LOS ANGELES (Reuters) - Sony Pictures comedy "The Interview" grossed more than $1 million in limited release at the U.S. box office on Dec. 25, the studio said on Friday.
The $44 million film was pulled from wide release after major U.S. movie chains balked at showing the movie owing to security concerns, and it was instead shown at some 320 smaller theaters in the United States, less than 10 percent of its planned wide release.
"Considering the incredibly challenging circumstances, we are extremely grateful to the people all over the country who came out to experience 'The Interview' on the first day of its unconventional release," Rory Bruer, Sony Pictures president of distribution, said in a statement.

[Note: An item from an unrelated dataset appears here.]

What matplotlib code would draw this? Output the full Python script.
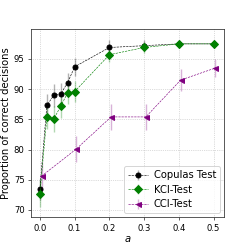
import matplotlib
matplotlib.use("Agg")
import matplotlib.pyplot as plt
import numpy as np

a_vals = [0.0, 0.02, 0.04, 0.06, 0.08, 0.1, 0.2, 0.3, 0.4, 0.5]
copulas_mean = [73.4, 87.3, 89.0, 89.2, 91.1, 93.7, 96.9, 97.2, 97.5, 97.5]
copulas_err = [1.7, 1.9, 1.9, 1.8, 1.6, 1.5, 1.2, 0.9, 0.7, 0.7]
kci_mean = [72.7, 85.4, 85.05, 87.2, 89.4, 89.6, 95.7, 96.9, 97.5, 97.5]
kci_err = [2.3, 2.0, 2.2, 2.0, 1.8, 1.8, 1.2, 0.9, 0.7, 0.7]

a_cci = [0.0, 0.1, 0.2, 0.3, 0.4, 0.5]
cci_mean = [75.6, 80.1, 85.4, 85.4, 91.5, 93.5]
cci_err = [2.3, 2.2, 2.2, 2.2, 1.8, 1.5]
cci_shift = 0.005

fig = plt.figure(figsize=(249 / 72, 249 / 72), dpi=72)
ax = fig.add_axes([0.125, 0.128, 0.775, 0.754])

common = dict(lw=0.6, ls="--", elinewidth=1.4, ms=5)
ax.errorbar(a_vals, copulas_mean, yerr=copulas_err, color="black", marker="o",
            ecolor=(0, 0, 0, 0.3), label="Copulas Test", **common)
ax.errorbar(a_vals, kci_mean, yerr=kci_err, color="green", marker="D",
            ecolor=(0, 0.5, 0, 0.3), label="KCI-Test", **common)
ax.errorbar(np.array(a_cci) + cci_shift, cci_mean, yerr=cci_err, color="purple",
            marker="<", ecolor=(0.5, 0, 0.5, 0.3), label="CCI-Test", **common)

ax.set_ylim(68.8, 99.9)
ax.set_yticks([70, 75, 80, 85, 90, 95])
ax.set_xticks([0.0, 0.1, 0.2, 0.3, 0.4, 0.5])
ax.tick_params(labelsize=8.5, length=3, width=0.6)
ax.grid(True, ls=":", color="#bbbbbb", lw=0.7)
ax.set_xlabel("$a$", fontsize=10, labelpad=1)
ax.set_ylabel("Proportion of correct decisions", fontsize=10, labelpad=3)
for s in ax.spines.values():
    s.set_linewidth(0.8)
    s.set_color("#333333")
ax.legend(loc="lower right", fontsize=10, handlelength=2.0, borderaxespad=0.4,
          handletextpad=0.6, labelspacing=0.45)

fig.savefig("out.png", dpi=72)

Sony Pictures had suffered a crippling cyberattack blamed on North Korea because of the movie, a raunchy comedy by Seth Rogen that depicts the fictional assassination of North Korea leader Kim Jong Un.
"The Interview" was expected to gross at least $20 million over the long holiday weekend if in wide release, according to Boxoffice.com.
The studio pulled the film from theaters last week after the biggest U.S. and Canada cinema chains said they would not screen the film owing to unspecified threats made by hackers.
Sony Pictures on Tuesday gave in to public criticism that it had caved into hackers and said that it would distribute the film in limited release in independent theaters.
On Wednesday, the studio released the film online via Google Inc's YouTube and Google Play, Microsoft Corp's Xbox gaming console and Sony's own dedicated website.
The U.S. government has blamed Pyongyang for the attack, and President Barack Obama has vowed a proportional response.